== Job ==
Find the lines below that contain the word "this" and count them. Only the number should be given.

== Dataset excerpts ==
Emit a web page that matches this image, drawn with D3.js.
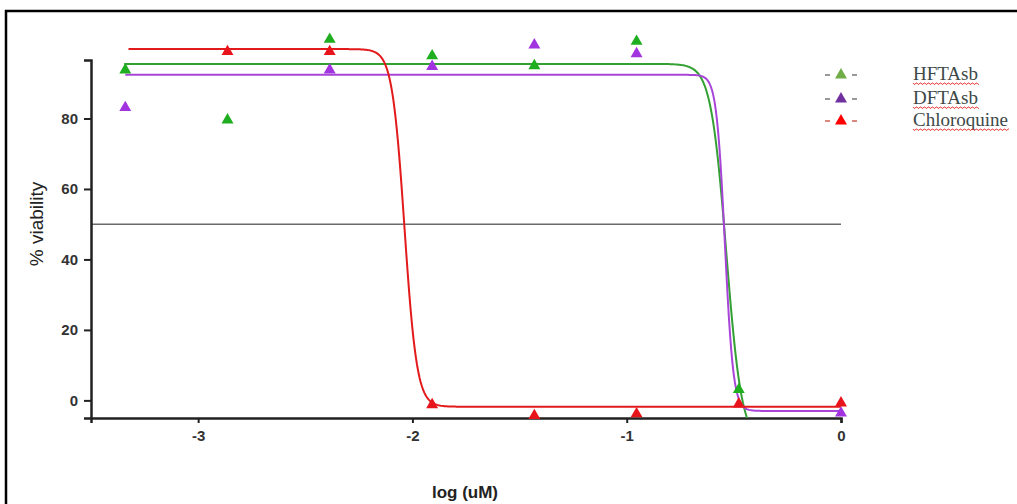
<!DOCTYPE html>
<html>
<head>
<meta charset="utf-8">
<script src="https://cdn.jsdelivr.net/npm/d3@7"></script>
<style>
  body { margin: 0; background: #fff; }
  svg { display: block; }
</style>
</head>
<body>
<div id="chart"></div>
<script>
// log concentrations (3-fold dilutions)
const logConc = [-3.340, -2.863, -2.386, -1.908, -1.431, -0.954, -0.477, 0];

// measured % viability (null = not visible)
const hftasb = [94.2, 80.0, 102.9, 98.2, 95.4, 102.3, 3.5, null];
const dftasb = [83.5, null, 94.2, 95.2, 101.3, 98.8, null, -3.2];
const chloroquine = [null, 99.4, 99.4, -0.8, -3.9, -3.4, -0.6, -0.3];

// fitted dose-response parameters: [top, bottom, logIC50, hill, start, end]
const fitHFTAsb = [95.5, -12, -0.535, 12, -3.345, 0];
const fitDFTAsb = [92.4, -3.0, -0.542, 22, -3.34, 0];
const fitChloroquine = [99.7, -1.8, -2.037, 15, -3.325, 0];

const legendNames = ["HFTAsb", "DFTAsb", "Chloroquine"];
const xTicks = [-3, -2, -1, 0];
const yTicks = [0, 20, 40, 60, 80];

const W = 1017, H = 504;

const svg = d3.select("#chart").append("svg")
    .attr("width", W)
    .attr("height", H);

// outer frame (runs off the right and bottom edges)
svg.append("rect")
    .attr("x", 6).attr("y", 11)
    .attr("width", 1030).attr("height", 520)
    .attr("fill", "none")
    .attr("stroke", "#000")
    .attr("stroke-width", 2.5);

const x = d3.scaleLinear().domain([-3.5, 0]).range([91, 841]);
const y = d3.scaleLinear().domain([-5, 96.6]).range([418, 60]);

svg.append("clipPath").attr("id", "plotClip")
    .append("rect")
    .attr("x", 80).attr("y", 0)
    .attr("width", 780).attr("height", 418);

// 50% reference line
svg.append("line")
    .attr("x1", x(-3.5)).attr("x2", x(0))
    .attr("y1", y(50)).attr("y2", y(50))
    .attr("stroke", "#6b6b6b")
    .attr("stroke-width", 1.5);

// axes
const xAxis = svg.append("g")
    .attr("transform", `translate(0,${y(-5)})`)
    .call(d3.axisBottom(x).tickValues(xTicks).tickSizeOuter(0)
        .tickSize(5).tickPadding(7).tickFormat(d => String(d)));

const yAxis = svg.append("g")
    .attr("transform", `translate(${x(-3.5)},0)`)
    .call(d3.axisLeft(y).tickValues(yTicks).tickSizeOuter(0)
        .tickSize(7).tickPadding(6));

[xAxis, yAxis].forEach(ax => {
    ax.select(".domain").attr("stroke", "#222").attr("stroke-width", 2.5);
    ax.selectAll(".tick line").attr("stroke", "#222").attr("stroke-width", 2);
    ax.selectAll(".tick text")
        .attr("fill", "#333")
        .style("font-family", "'Liberation Sans', Arial, sans-serif")
        .style("font-size", "15px")
        .style("font-weight", "bold");
});

// axis titles
svg.append("text")
    .attr("x", 465).attr("y", 498)
    .attr("text-anchor", "middle")
    .style("font-family", "'Liberation Sans', Arial, sans-serif")
    .style("font-size", "17px")
    .style("font-weight", "bold")
    .attr("fill", "#222")
    .text("log (uM)");

svg.append("text")
    .attr("transform", "translate(43,224) rotate(-90)")
    .attr("text-anchor", "middle")
    .style("font-family", "'Liberation Sans', Arial, sans-serif")
    .style("font-size", "19px")
    .attr("fill", "#222")
    .text("% viability");

// fitted curves
function hill(p, xv) {
    return p[1] + (p[0] - p[1]) / (1 + Math.pow(10, (xv - p[2]) * p[3]));
}

const line = d3.line().x(d => x(d[0])).y(d => y(d[1]));

const curves = [
    { fit: fitHFTAsb, color: "#33a033" },
    { fit: fitDFTAsb, color: "#a845d8" },
    { fit: fitChloroquine, color: "#e31a1c" }
];

const curveLayer = svg.append("g").attr("clip-path", "url(#plotClip)");

curves.forEach(c => {
    const pts = d3.range(0, 601).map(i => {
        const xv = c.fit[4] + (c.fit[5] - c.fit[4]) * i / 600;
        return [xv, hill(c.fit, xv)];
    });
    curveLayer.append("path")
        .datum(pts)
        .attr("fill", "none")
        .attr("stroke", c.color)
        .attr("stroke-width", 2)
        .attr("d", line);
});

// data markers
const series = [
    { values: dftasb, color: "#a233e0" },
    { values: hftasb, color: "#1fae1f" },
    { values: chloroquine, color: "#e8141c" }
];

const tri = d3.symbol().type(d3.symbolTriangle).size(62);

series.forEach(s => {
    svg.append("g").selectAll("path")
        .data(s.values.map((v, i) => [logConc[i], v]).filter(d => d[1] !== null))
        .enter()
        .append("path")
        .attr("d", tri)
        .attr("transform", d => `translate(${x(d[0])},${y(d[1]) + 1.5})`)
        .attr("fill", s.color);
});

// legend
const legendColors = ["#70ad47", "#7030a0", "#ff0000"];
const legendY = [74, 98, 120];

const legend = svg.append("g");
legendNames.forEach((name, i) => {
    const ly = legendY[i];
    legend.append("path")
        .attr("d", tri)
        .attr("transform", `translate(841,${ly + 1})`)
        .attr("fill", legendColors[i]);
    [[825, 830], [852, 857]].forEach(seg => {
        legend.append("line")
            .attr("x1", seg[0]).attr("x2", seg[1])
            .attr("y1", ly + 1).attr("y2", ly + 1)
            .attr("stroke", legendColors[i] === "#ff0000" ? "#c0392b" : "#555")
            .attr("stroke-width", 1.2);
    });
    const t = legend.append("text")
        .attr("x", 913).attr("y", ly + 6)
        .style("font-family", "'Liberation Serif', 'Times New Roman', serif")
        .style("font-size", "19px")
        .attr("fill", "#3d4848")
        .text(name);
    // spell-check squiggle under the word
    const w = t.node().getComputedTextLength();
    let d = `M913,${ly + 9}`;
    for (let k = 0; k < w / 2; k++) {
        d += ` l1,${k % 2 === 0 ? 1.3 : -1.3} l1,0`;
    }
    legend.append("path")
        .attr("d", d)
        .attr("fill", "none")
        .attr("stroke", "#e03030")
        .attr("stroke-width", 0.9);
});
</script>
</body>
</html>
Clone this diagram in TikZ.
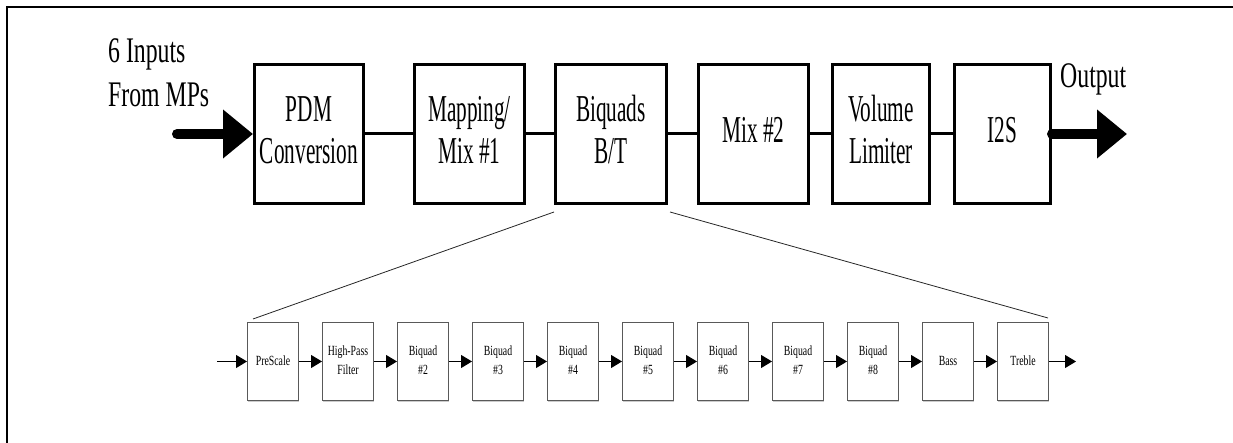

== Solved problem ==
2